После сражения двое суток флоты оставались поблизости, 18-го и 19 июля шведы виднелись в отдалении. Герцог Карл хотел помешать встрече Чичагова и Козлянинова, но боялся быть отрезанным от Карлскроны и, когда 20 июля стало известно о приближении Копенгагенской эскадры, воспользовался благоприятным ветром, чтобы укрыться в базе. 22 июля эскадра Козлянинова присоединилась, Чичагов повел свой флот из 31 корабля, 10 фрегатов, нескольких катеров и других судов к Карлскроне и убедился, что шведы не намерены выходить.
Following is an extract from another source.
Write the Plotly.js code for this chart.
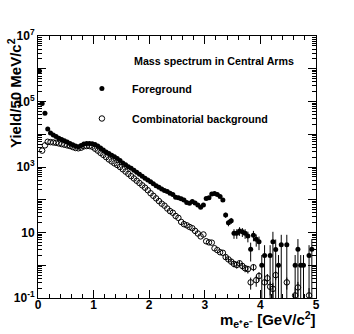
<!DOCTYPE html>
<html>
<head>
<meta charset="utf-8">
<script src="https://cdn.plot.ly/plotly-3.0.1.min.js"></script>
<style>
  html, body { margin:0; padding:0; background:#fff; }
  #chart { width:354px; height:334px; }
</style>
</head>
<body>
<div id="chart"></div>
<script>
// bin centres, 50 MeV bins
const mass = [
  0.025,0.075,0.125,0.175,0.225,0.275,0.325,0.375,0.425,0.475,
  0.525,0.575,0.625,0.675,0.725,0.775,0.825,0.875,0.925,0.975,
  1.025,1.075,1.125,1.175,1.225,1.275,1.325,1.375,1.425,1.475,
  1.525,1.575,1.625,1.675,1.725,1.775,1.825,1.875,1.925,1.975,
  2.025,2.075,2.125,2.175,2.225,2.275,2.325,2.375,2.425,2.475,
  2.525,2.575,2.625,2.675,2.725,2.775,2.825,2.875,2.925,2.975,
  3.025,3.075,3.125,3.175,3.225,3.275,3.325,3.375,3.425,3.475,
  3.525,3.575,3.625,3.675,3.725,3.775,3.825,3.875,3.925,3.975,
  4.025,4.075,4.125,4.175,4.225,4.275,4.325,4.375,4.425,4.475,
  4.525,4.575,4.625,4.675,4.725,4.775,4.825,4.875,4.925,4.975
];

const foreground = [
  851000,87100,43600,14500,11000,9550,8510,7590,6920,6310,
  5750,5250,4790,4370,4170,4570,5010,5250,5250,5130,
  4900,4370,3800,3310,2880,2570,2290,2040,1820,1580,
  1320,1170,1020,912,794,692,603,525,457,398,
  355,309,269,240,214,191,178,158,145,120,
  115,107,98,83,78,89,79,69,59,69,
  110,115,151,155,145,126,98,34,20,23,
  9.5,9.5,11.2,10.5,9.5,7.8,3.1,8.3,6.2,5.2,
  1,2,null,2,5.2,3,1,4.2,null,4.2,
  null,null,1,3.1,1,1,null,2,3.1,null
];

const foregroundErr = [
  0,0,0,0,0,0,0,0,0,0,
  0,0,0,0,0,0,0,0,0,0,
  0,0,0,0,0,0,0,0,0,0,
  0,0,0,0,0,0,0,0,0,0,
  0,0,0,0,0,0,0,0,0,0,
  0,0,0,0,0,0,0,0,0,0,
  0,0,0,0,0,0,0,6,4.5,4.8,
  3.1,3.1,3.3,3.2,3.1,2.8,1.8,2.9,2.5,2.3,
  1.05,2.1,0,2.1,5.3,3.1,1.05,4.3,0,4.3,
  0,0,1.05,3.2,1.05,1.05,0,2.1,3.2,0
];

const background = [
  null,3160,4570,5890,5750,5620,5500,5250,5010,4790,
  4570,4370,4070,3800,3720,3890,4270,4370,4370,4170,
  3630,3160,2690,2340,2000,1700,1480,1290,1150,1000,
  851,724,617,525,447,380,324,275,234,195,
  158,132,110,91,76,66,54,45,40,32,
  28,21,18,16.6,14.8,13.5,11.2,9.3,7.6,8.7,
  5.4,5.0,4.9,3.3,2.9,2.5,2.4,1.78,1.51,1.29,
  1.10,1.02,1.15,0.95,0.81,0.76,0.30,0.87,0.35,0.47,
  null,0.30,0.40,0.22,0.19,0.50,null,null,null,0.30,
  null,null,0.12,0.21,null,null,null,0.12,null,null
];

const backgroundErr = [
  0,0,0,0,0,0,0,0,0,0,
  0,0,0,0,0,0,0,0,0,0,
  0,0,0,0,0,0,0,0,0,0,
  0,0,0,0,0,0,0,0,0,0,
  0,0,0,0,0,0,0,0,0,0,
  0,0,0,0,0,0,0,0,0,0,
  0,0,0,0,0,0,0,0.3,0.28,0.26,
  0.24,0.23,0.24,0.22,0.2,0.2,0.12,0.21,0.13,0.15,
  0,0.12,0.14,0.1,0.1,0.15,0,0,0,0.12,
  0,0,0.08,0.1,0,0,0,0.08,0,0
];

const xTicks = [0,1,2,3,4,5];
const yTicks = [0.1,1,10,100,1e3,1e4,1e5,1e6,1e7];
const yTickText = ["10<sup>-1</sup>","","10","","10<sup>3</sup>","","10<sup>5</sup>","","10<sup>7</sup>"];

// minor ticks 2..9 in every decade
const yMinor = [];
for (let e=-1;e<7;e++) for (let k=2;k<=9;k++) yMinor.push(k*Math.pow(10,e));

const FONT = "Liberation Sans, Arial, Helvetica, sans-serif";

const traces = [
  {
    x: mass, y: foreground, type:"scatter", mode:"markers", name:"Foreground",
    legendgroup:"fg",
    marker:{symbol:"circle", size:5, color:"#000"},
    error_y:{type:"data", array:foregroundErr, visible:true, width:0, thickness:1, color:"#000"}
  },
  {
    x: mass, y: background, type:"scatter", mode:"markers", name:"Combinatorial background",
    legendgroup:"bg",
    marker:{symbol:"circle-open", size:5.5, color:"#000", line:{width:1, color:"#000"}},
    error_y:{type:"data", array:backgroundErr, visible:true, width:0, thickness:1, color:"#000"}
  }
];

const axisBase = {
  showline:true, linecolor:"#000", linewidth:1, mirror:"ticks",
  ticks:"inside", ticklen:8, tickwidth:1, tickcolor:"#000",
  showgrid:false, zeroline:false,
  tickfont:{family:FONT, size:12, color:"#000", weight:"bold"}
};

Plotly.newPlot("chart", traces, {
  width:354, height:334,
  margin:{l:38, r:38, t:36, b:36},
  paper_bgcolor:"#fff", plot_bgcolor:"#fff",
  font:{family:FONT, color:"#000", weight:"bold"},
  showlegend:true,
  legend:{
    x:0.122, y:0.855, xanchor:"left", yanchor:"top",
    bgcolor:"rgba(0,0,0,0)", borderwidth:0,
    itemwidth:50, tracegroupgap:11,
    font:{family:FONT, size:10.7, color:"#000", weight:"bold"}
  },
  xaxis:Object.assign({}, axisBase, {
    range:[0,5], tickmode:"array", tickvals:xTicks, ticklabelstandoff:-4,
    minor:{dtick:0.2, ticks:"inside", ticklen:4, tickcolor:"#000", showgrid:false}
  }),
  yaxis:Object.assign({}, axisBase, {
    type:"log", range:[-1,7], tickmode:"array", tickvals:yTicks, ticktext:yTickText,
    minor:{tickmode:"array", tickvals:yMinor, ticks:"inside", ticklen:4, tickcolor:"#000", showgrid:false}
  }),
  annotations:[
    {
      text:"Mass spectrum in Central Arms", xref:"paper", yref:"paper",
      x:0.338, y:0.906, xanchor:"left", yanchor:"middle", showarrow:false,
      font:{family:FONT, size:10.7, color:"#000", weight:"bold"}
    },
    {
      text:"m<sub>e⁺e⁻</sub> [GeV/c<sup>2</sup>]", xref:"paper", yref:"paper",
      x:1, xshift:2, y:-0.082, xanchor:"right", yanchor:"middle", showarrow:false,
      font:{family:FONT, size:15, color:"#000", weight:"bold"}
    },
    {
      text:"Yield/50 MeV/c<sup>2</sup>", xref:"paper", yref:"paper",
      x:-0.0863, y:1, xanchor:"center", yanchor:"top", textangle:-90, showarrow:false,
      font:{family:FONT, size:15, color:"#000", weight:"bold"}
    }
  ]
}, {displayModeBar:false, staticPlot:true});
</script>
</body>
</html>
Овладев господством на море, Чичагов не считал необходимым оставаться у шведских берегов. Высадки адмирал полагал бесполезными из-за отдаленности армии и вскоре повел флот к своим портам; он доносил Императрице, что в южной части Балтийского моря уже делать нечего. Флот прошел Готланд и Эзель, крейсировал от Дагерорда до Гангута, а 8 августа встал на якорь южнее Наргена; для наблюдения за шведами Чичагов посылал крейсеры, которые доносили, что движения в шведской базе не заметно.

Императрицу возмутил неопределенный исход Эландского сражения и скорое возвращение флота к своим берегам; она потребовала расследования. Совет 7 августа сравнил действия Чичагова с данной адмиралу инструкцией и пришел к выводу, что указания тот выполнил. Екатерина II умерила гнев; в рескрипте от 12 августа она, попеняв адмиралу за то, что потери не оправдывались успехом, поставила задачу: выделить 23 лучших корабля с некоторым количеством фрегатов и легких судов для крейсирования у Дагерорда и наблюдения за Аландсгафтом и Карлскроной, действовать на неприятельских коммуникациях и берегах, нанося противнику вред и разорение, особенно в окрестностях Стокгольма, препятствовать доставке подкреплений и эвакуации шведских войск; следовало также выслать легкую эскадру капитана 1-го ранга Тревенена с батальоном егерей для занятия Гангутского поста и произвести поиск на скопившиеся в Березунде шведские суда, используя помощь от Поркалаутского поста, чтобы окончательно прервать сообщение Свеаборга со Швецией, а при наступлении армии и гребного флота распространить свои действия до Або; для охраны Финского залива оставалась резервная эскадра.

Отряд Тревенена в сентябре вел бои за Поркалаутский и Березундский посты, не допуская неприятельских перевозок шхерами. Главные силы с 28 августа до 11 октября крейсировали у Дагерорда. К концу октября эскадры ушли на зимовку.

16 ноября умер Григорий, сын и адъютант адмирала. Видимо, юноша заболел после тяжелых плаваний по осенней Балтике. Но род Чичаговых не иссяк, и в кампанию 1790 года адъютантом командующего флотом стал следующий брат, Василий, взятый отцом из гвардии. Ему предстояло вместе с отцом и старшим братом Павлом, командиром флагманского корабля, участвовать в делах, навеки прославивших имя Чичаговых.